++++ Dataset extract ++++
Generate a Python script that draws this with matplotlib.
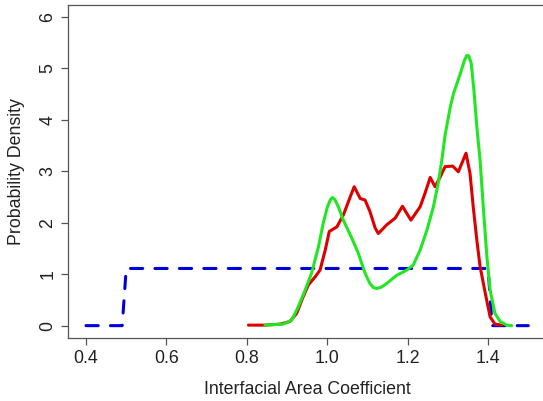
import matplotlib
matplotlib.use("Agg")
import matplotlib.pyplot as plt

# Uniform density (blue dashed)
unif_x = [0.40, 0.49, 0.50, 1.40, 1.41, 1.50]
unif_y = [0.0, 0.0, 1.111, 1.111, 0.0, 0.0]

# Red density
red_x = [0.804, 0.845, 0.883, 0.907, 0.924, 0.940, 0.953, 0.970, 0.982, 0.995,
         1.005, 1.024, 1.040, 1.057, 1.067, 1.082, 1.094, 1.106, 1.119, 1.127,
         1.148, 1.169, 1.187, 1.208, 1.231, 1.243, 1.256, 1.268, 1.281, 1.293,
         1.312, 1.326, 1.345, 1.355, 1.363, 1.372, 1.380, 1.393, 1.405, 1.417,
         1.434]
red_y = [0.01, 0.01, 0.03, 0.08, 0.24, 0.56, 0.79, 0.95, 1.08, 1.47,
         1.83, 1.92, 2.15, 2.50, 2.70, 2.47, 2.44, 2.22, 1.90, 1.79,
         1.96, 2.09, 2.32, 2.05, 2.31, 2.57, 2.88, 2.70, 2.89, 3.09,
         3.10, 2.99, 3.35, 2.96, 2.31, 1.66, 1.15, 0.63, 0.17, 0.03,
         0.01]

# Green density
green_x = [0.845, 0.891, 0.912, 0.928, 0.945, 0.961, 0.978, 0.990, 1.000, 1.008,
           1.013, 1.019, 1.028, 1.040, 1.061, 1.077, 1.094, 1.106, 1.115, 1.123,
           1.135, 1.148, 1.173, 1.198, 1.214, 1.231, 1.248, 1.264, 1.276, 1.285,
           1.293, 1.306, 1.314, 1.331, 1.341, 1.347, 1.352, 1.358, 1.365, 1.372,
           1.380, 1.388, 1.397, 1.405, 1.417, 1.430, 1.446, 1.459]
green_y = [0.01, 0.03, 0.11, 0.37, 0.69, 1.02, 1.53, 1.99, 2.30, 2.45,
           2.49, 2.45, 2.30, 2.05, 1.70, 1.41, 1.02, 0.82, 0.74, 0.72,
           0.75, 0.82, 0.98, 1.08, 1.18, 1.47, 1.86, 2.31, 2.77, 3.22,
           3.70, 4.25, 4.51, 4.90, 5.15, 5.25, 5.24, 5.10, 4.55, 3.86,
           3.22, 2.31, 1.34, 0.69, 0.24, 0.08, 0.01, 0.0]

xticks = [0.4, 0.6, 0.8, 1.0, 1.2, 1.4]
xtick_labels = ["0.4", "0.6", "0.8", "1.0", "1.2", "1.4"]
yticks = [0, 1, 2, 3, 4, 5, 6]
ytick_labels = ["0", "1", "2", "3", "4", "5", "6"]

plt.rcParams['font.family'] = ['Liberation Sans', 'DejaVu Sans']

W, H = 543, 401
fig = plt.figure(figsize=(W / 100, H / 100), dpi=100)
ax = fig.add_axes([68 / W, (H - 338) / H, (546 - 68) / W, (338 - 4.5) / H])

lw = 2.2
ax.plot(unif_x, unif_y, color="#0000dd", lw=lw, dashes=(4, 4),
        dash_capstyle='round', solid_capstyle='round')
ax.plot(red_x, red_y, color="#dd0000", lw=lw, solid_joinstyle='round',
        solid_capstyle='round')
ax.plot(green_x, green_y, color="#22e622", lw=lw, solid_joinstyle='round',
        solid_capstyle='round')

ax.set_xlim(0.3552, 1.544)
ax.set_ylim(-0.24, 6.24)

ax.set_xticks(xticks)
ax.set_xticklabels(xtick_labels)
ax.set_yticks(yticks)
ax.set_yticklabels(ytick_labels, rotation=90, va='center')

for s in ['left', 'bottom', 'top']:
    ax.spines[s].set_color('#555555')
    ax.spines[s].set_linewidth(0.9)
ax.spines['right'].set_visible(False)

ax.tick_params(axis='both', length=5, width=0.9, color='#555555',
               labelsize=12.8, labelcolor='#222222', pad=3.5)

ax.set_xlabel("Interfacial Area Coefficient", fontsize=12.8, color='#222222',
              labelpad=10)
ax.set_ylabel("Probability Density", fontsize=12.8, color='#222222',
              labelpad=10)

fig.savefig("out.png", dpi=100)
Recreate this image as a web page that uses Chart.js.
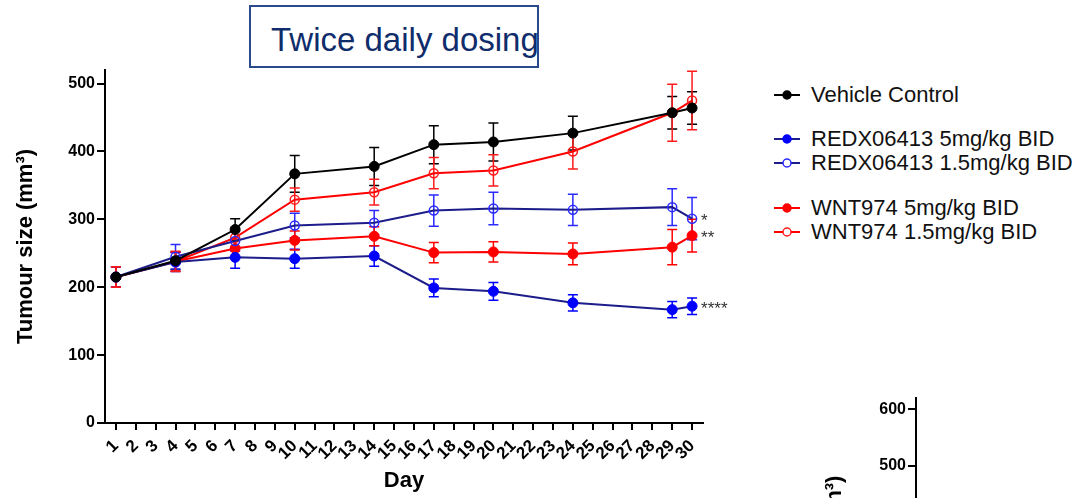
++++
- Your instructions
In the entries above, how many lines contain the word "that"? Answer with the number only.

- Solution for this exercise
2